As I was re-reading LaBrava, though, I realized Nobles is no mere redneck stereotype. His character provides Leonard with an artful way to slip in some more Florida history. We learn about Nobles’ role in a well-known DEA bust that took down a major smuggling ring in the apparently sleepy fishing village of Steinhatchee—another signal from Leonard that nothing in Florida is what it appears to be.

Leonard fills in his canvas with such off-kilter characters as Franny Kaufman, a frizzy-haired cosmetics saleswoman; Johnbull Obasanjo, a sarcastic Nigerian cab driver; and Paco Boza, who travels around in a wheelchair he stole “because he didn’t like to walk and because he thought it was cool, a way for people to identify him.”

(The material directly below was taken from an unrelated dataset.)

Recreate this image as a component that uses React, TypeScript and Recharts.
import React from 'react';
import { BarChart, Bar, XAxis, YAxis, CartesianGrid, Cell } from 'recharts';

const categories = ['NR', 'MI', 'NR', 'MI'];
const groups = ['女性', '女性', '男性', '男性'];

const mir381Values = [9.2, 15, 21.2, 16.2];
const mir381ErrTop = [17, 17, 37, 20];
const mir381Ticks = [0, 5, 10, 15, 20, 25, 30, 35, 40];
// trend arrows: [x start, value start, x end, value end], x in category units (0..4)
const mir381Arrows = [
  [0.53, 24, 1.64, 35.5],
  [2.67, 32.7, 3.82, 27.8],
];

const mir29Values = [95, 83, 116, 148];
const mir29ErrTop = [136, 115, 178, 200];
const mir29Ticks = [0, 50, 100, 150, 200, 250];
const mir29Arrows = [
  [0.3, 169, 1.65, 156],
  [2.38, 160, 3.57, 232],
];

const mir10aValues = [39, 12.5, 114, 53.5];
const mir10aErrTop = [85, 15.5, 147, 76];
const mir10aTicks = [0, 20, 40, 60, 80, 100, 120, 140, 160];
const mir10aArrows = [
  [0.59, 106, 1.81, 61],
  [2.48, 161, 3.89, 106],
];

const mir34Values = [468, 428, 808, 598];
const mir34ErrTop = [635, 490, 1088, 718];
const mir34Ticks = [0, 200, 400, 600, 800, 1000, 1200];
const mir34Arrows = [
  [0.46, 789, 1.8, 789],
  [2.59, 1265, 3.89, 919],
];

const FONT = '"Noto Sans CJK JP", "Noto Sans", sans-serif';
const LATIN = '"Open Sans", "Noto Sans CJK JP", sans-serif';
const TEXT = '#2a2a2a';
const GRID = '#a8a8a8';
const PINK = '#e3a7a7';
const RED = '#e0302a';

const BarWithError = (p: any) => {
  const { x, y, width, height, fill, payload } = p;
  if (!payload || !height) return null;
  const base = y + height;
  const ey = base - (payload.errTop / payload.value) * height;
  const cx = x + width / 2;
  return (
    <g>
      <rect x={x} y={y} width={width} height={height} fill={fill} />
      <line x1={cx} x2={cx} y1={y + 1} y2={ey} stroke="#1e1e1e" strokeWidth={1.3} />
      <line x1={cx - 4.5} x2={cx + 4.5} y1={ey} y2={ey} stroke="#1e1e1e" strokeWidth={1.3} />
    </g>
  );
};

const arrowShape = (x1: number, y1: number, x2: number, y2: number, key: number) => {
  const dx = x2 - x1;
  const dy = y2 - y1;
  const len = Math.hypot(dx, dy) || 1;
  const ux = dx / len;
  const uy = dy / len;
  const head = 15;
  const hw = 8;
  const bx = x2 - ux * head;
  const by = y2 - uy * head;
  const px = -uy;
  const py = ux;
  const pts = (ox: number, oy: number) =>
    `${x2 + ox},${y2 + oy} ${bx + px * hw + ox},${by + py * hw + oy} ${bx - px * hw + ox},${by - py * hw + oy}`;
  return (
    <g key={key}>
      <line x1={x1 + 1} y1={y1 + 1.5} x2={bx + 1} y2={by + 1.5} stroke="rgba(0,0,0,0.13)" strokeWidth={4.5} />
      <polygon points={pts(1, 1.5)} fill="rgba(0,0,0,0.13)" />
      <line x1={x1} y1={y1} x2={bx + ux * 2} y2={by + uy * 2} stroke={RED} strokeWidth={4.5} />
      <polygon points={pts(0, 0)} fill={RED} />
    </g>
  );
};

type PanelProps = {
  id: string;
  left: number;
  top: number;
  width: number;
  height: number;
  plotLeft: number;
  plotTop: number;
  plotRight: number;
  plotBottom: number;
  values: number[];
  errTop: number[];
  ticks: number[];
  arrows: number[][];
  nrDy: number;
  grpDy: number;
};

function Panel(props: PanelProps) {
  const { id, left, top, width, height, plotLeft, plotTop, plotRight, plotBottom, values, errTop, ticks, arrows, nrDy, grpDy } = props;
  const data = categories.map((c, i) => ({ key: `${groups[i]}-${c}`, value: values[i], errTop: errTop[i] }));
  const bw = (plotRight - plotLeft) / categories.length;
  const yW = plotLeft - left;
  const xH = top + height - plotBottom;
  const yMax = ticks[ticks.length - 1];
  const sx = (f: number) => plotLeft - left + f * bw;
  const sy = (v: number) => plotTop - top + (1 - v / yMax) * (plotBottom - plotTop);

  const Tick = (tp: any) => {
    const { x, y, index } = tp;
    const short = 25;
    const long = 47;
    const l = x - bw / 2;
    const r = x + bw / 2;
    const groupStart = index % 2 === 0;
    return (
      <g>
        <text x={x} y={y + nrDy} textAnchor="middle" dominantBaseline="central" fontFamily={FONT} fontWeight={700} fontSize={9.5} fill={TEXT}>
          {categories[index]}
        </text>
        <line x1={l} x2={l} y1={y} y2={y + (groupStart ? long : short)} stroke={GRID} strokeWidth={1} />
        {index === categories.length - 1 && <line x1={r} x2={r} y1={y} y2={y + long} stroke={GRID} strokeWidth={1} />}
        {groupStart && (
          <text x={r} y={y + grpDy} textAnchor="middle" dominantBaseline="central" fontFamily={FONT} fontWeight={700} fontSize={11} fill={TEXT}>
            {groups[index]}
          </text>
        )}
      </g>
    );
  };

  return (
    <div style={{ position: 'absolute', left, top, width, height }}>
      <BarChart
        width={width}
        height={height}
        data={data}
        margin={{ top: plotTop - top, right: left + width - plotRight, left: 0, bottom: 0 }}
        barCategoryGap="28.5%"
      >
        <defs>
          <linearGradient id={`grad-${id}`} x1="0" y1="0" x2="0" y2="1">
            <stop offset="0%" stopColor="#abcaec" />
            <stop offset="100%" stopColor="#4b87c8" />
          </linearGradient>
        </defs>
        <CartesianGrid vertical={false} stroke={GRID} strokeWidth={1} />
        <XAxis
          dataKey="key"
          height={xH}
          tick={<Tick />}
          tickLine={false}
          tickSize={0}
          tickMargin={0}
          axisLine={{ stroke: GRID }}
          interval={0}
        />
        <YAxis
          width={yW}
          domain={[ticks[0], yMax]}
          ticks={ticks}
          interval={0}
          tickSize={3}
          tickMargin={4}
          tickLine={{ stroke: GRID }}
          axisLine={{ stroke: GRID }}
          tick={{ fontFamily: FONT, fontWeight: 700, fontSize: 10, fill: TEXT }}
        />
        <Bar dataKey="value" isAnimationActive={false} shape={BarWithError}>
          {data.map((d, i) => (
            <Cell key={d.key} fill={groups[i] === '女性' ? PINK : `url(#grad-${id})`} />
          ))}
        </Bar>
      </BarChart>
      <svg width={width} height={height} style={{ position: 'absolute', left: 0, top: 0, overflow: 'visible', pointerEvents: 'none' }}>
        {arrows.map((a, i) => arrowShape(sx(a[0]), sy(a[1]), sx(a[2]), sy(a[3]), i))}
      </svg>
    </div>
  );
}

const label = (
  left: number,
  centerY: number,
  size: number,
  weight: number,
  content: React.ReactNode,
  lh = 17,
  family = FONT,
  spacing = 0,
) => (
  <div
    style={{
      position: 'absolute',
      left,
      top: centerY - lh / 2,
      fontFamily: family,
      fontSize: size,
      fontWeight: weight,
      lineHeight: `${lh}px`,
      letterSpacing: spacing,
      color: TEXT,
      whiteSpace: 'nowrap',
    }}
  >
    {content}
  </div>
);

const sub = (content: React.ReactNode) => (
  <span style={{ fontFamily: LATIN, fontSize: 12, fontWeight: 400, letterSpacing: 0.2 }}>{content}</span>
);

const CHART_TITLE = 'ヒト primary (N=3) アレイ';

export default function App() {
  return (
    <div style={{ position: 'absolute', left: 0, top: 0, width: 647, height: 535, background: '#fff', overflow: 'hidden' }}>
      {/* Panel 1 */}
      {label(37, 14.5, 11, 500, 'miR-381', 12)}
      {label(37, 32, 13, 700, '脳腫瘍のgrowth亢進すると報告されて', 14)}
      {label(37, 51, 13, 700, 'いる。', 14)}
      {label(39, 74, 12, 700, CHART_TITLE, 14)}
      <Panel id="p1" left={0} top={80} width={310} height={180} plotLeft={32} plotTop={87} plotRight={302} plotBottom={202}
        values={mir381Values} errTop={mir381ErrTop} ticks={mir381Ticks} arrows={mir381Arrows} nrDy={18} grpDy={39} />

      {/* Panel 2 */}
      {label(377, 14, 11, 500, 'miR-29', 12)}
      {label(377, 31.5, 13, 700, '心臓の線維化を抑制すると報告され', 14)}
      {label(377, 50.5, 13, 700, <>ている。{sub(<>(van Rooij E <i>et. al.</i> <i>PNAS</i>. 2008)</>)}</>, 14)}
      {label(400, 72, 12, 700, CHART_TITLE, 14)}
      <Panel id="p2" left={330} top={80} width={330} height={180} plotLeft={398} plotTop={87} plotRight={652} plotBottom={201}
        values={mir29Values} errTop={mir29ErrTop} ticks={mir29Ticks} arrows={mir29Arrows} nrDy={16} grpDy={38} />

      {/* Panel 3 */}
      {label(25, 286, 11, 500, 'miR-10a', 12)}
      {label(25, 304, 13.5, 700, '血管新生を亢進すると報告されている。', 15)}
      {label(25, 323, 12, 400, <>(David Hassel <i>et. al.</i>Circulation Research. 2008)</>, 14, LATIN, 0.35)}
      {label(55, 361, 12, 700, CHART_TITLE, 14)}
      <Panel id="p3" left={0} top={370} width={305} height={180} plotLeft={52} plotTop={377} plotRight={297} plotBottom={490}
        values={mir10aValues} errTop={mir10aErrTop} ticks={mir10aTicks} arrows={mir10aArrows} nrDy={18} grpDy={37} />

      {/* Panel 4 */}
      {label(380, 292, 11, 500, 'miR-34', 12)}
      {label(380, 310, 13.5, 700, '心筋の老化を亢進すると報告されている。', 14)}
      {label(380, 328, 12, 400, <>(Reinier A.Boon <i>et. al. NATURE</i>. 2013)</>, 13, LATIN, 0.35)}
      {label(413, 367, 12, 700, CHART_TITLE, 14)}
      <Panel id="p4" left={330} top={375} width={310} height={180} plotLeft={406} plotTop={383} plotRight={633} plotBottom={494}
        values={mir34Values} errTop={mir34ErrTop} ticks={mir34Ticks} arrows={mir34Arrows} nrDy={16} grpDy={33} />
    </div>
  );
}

Soon LaBrava is drawn into an extortion scheme involving Shaw, Nobles, and Cundo Rey, a Cuban killer who arrived with the Mariel boatlift and likes performing as a male stripper as a sideline. Eventually, LaBrava realizes Shaw is so caught up in her noir past, she’s confused it with her present reality. LaBrava’s ability as a photographer to see the truth about people eventually helps him pierce the cloud of artifice and nostalgia so he can unravel the scheme. When the time comes, he is definitely ready to take the shot.

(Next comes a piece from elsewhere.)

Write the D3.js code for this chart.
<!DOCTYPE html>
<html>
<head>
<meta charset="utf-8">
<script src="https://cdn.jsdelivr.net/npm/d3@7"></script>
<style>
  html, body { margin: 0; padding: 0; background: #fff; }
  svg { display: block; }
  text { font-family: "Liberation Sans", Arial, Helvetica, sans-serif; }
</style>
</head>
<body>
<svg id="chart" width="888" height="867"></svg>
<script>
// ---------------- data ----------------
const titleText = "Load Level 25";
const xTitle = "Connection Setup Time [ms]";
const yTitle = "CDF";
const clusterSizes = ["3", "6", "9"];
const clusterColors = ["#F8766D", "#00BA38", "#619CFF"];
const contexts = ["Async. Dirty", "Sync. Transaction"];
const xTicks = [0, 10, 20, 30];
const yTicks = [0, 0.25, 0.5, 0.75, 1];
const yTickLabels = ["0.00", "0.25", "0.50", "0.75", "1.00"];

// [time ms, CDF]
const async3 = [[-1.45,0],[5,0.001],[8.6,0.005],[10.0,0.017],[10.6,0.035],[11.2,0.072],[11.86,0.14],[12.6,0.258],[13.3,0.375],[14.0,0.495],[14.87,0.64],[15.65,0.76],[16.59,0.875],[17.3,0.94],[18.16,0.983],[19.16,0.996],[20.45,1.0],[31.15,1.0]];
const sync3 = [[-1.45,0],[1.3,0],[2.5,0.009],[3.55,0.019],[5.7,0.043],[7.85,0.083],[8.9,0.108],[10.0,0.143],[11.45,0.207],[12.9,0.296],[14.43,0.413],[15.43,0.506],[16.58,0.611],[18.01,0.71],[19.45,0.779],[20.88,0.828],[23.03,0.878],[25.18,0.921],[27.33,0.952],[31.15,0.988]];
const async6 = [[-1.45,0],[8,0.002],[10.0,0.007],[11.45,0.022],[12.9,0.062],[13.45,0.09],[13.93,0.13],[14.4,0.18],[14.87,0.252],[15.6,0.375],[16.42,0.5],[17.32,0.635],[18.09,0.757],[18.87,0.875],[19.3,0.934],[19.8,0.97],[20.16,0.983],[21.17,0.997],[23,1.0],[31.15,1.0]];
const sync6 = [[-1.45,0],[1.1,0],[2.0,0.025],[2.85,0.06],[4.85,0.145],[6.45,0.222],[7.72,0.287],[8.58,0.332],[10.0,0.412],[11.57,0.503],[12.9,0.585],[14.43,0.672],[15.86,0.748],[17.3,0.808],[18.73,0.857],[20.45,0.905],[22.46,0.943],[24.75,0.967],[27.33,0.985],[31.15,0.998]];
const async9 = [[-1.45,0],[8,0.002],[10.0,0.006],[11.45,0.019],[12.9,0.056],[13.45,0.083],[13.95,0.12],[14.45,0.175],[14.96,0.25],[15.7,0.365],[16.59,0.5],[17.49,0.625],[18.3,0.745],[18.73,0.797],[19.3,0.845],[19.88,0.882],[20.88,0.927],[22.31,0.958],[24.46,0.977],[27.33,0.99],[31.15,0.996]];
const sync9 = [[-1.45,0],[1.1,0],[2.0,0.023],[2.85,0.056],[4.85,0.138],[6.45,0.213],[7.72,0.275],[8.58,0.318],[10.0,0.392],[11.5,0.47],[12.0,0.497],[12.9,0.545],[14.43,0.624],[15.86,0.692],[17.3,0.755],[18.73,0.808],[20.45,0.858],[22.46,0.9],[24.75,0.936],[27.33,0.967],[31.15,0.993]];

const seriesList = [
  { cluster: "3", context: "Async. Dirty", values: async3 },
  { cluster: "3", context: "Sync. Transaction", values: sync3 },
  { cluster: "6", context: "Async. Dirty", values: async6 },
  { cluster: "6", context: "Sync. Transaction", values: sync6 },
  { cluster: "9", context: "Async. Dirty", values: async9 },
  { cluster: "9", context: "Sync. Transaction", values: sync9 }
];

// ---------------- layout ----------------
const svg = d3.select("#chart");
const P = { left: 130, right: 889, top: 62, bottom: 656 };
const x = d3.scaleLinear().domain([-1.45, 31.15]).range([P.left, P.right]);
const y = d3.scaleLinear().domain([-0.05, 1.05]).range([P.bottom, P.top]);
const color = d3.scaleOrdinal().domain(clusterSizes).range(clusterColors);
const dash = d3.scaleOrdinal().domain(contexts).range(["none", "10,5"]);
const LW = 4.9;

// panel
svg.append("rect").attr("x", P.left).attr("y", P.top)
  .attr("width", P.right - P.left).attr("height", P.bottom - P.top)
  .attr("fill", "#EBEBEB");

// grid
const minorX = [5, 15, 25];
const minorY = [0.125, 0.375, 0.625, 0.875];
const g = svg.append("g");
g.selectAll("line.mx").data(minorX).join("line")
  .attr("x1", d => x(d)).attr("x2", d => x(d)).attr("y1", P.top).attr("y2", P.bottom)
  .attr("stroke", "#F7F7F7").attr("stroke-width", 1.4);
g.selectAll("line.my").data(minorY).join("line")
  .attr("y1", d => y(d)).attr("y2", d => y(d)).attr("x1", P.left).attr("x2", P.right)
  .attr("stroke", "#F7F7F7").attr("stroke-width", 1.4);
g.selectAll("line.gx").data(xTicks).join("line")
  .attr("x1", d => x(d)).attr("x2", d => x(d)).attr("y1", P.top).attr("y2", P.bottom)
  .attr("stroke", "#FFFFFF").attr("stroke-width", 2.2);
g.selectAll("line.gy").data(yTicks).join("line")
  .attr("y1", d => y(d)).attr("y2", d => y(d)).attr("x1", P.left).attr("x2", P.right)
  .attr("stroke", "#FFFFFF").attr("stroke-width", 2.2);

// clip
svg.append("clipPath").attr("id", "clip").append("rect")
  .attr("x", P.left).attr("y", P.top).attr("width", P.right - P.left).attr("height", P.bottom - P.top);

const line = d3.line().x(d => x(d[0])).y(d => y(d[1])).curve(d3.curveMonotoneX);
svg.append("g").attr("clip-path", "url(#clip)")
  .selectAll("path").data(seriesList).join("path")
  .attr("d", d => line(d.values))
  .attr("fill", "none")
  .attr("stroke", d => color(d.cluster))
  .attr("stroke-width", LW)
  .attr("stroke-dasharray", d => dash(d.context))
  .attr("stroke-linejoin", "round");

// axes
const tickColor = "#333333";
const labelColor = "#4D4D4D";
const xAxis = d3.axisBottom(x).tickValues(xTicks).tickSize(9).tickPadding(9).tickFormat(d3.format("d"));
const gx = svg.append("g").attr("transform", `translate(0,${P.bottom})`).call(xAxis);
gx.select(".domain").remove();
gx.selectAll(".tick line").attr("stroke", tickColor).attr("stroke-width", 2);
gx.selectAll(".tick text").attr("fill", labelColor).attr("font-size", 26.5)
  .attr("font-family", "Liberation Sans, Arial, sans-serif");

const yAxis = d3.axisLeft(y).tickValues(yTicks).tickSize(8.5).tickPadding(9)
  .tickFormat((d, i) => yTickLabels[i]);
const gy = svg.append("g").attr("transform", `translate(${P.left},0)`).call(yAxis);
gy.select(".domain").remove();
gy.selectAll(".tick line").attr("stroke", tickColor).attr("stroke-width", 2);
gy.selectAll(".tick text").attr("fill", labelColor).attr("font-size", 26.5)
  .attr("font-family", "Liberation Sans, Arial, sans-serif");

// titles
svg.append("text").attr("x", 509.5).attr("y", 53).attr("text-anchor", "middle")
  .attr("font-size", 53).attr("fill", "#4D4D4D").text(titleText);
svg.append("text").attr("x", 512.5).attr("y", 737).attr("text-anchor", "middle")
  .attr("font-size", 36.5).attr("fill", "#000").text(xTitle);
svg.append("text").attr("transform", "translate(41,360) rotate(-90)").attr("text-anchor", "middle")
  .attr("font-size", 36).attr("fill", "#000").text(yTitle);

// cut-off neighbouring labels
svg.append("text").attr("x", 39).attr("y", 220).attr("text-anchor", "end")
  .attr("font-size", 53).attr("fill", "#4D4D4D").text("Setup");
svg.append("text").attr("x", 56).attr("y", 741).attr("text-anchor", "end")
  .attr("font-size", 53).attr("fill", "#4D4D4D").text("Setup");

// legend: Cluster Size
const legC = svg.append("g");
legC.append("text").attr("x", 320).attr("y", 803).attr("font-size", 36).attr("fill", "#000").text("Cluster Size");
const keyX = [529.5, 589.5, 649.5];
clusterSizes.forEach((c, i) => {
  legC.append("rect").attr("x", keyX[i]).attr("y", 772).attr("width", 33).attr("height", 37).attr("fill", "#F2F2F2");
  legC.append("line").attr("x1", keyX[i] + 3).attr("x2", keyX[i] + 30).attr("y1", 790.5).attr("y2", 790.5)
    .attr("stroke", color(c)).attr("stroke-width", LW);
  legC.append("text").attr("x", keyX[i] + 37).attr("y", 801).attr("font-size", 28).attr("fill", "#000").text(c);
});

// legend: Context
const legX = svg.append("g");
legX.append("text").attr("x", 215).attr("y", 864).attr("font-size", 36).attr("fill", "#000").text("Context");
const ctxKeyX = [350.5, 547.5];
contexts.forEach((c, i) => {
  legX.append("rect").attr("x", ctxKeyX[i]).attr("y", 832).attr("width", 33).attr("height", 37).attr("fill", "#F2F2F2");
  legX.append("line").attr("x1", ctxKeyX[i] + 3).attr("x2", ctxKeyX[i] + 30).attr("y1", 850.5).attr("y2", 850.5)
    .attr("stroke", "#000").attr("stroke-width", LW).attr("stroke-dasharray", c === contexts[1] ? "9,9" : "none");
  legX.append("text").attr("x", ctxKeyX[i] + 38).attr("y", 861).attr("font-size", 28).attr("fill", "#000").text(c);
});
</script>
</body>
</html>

In the end some of the right people get punished and some don’t, and I think that was the other thing that bothered me about this book the first time. But now it doesn’t, and I think it’s because that’s what happens in real life, especially in Florida.

A postscript: LaBrava almost became a movie—a Martin Scorsese picture, in fact. According to a 2013 story at New York magazine’s Vulture site, Dustin Hoffman wanted to star as the title character, and held a series of meetings with Leonard and movie execs—meetings that Leonard found more and more frustrating. That film was never made, but Leonard used the experience as fodder for his 1990 novel, Get Shorty, which of course did become a movie. Hoffman reportedly asked Leonard if Danny DeVito’s egotistical actor character was really based on him. “Come on, Dustin,” Leonard said. “You think you’re the only short actor in Hollywood?”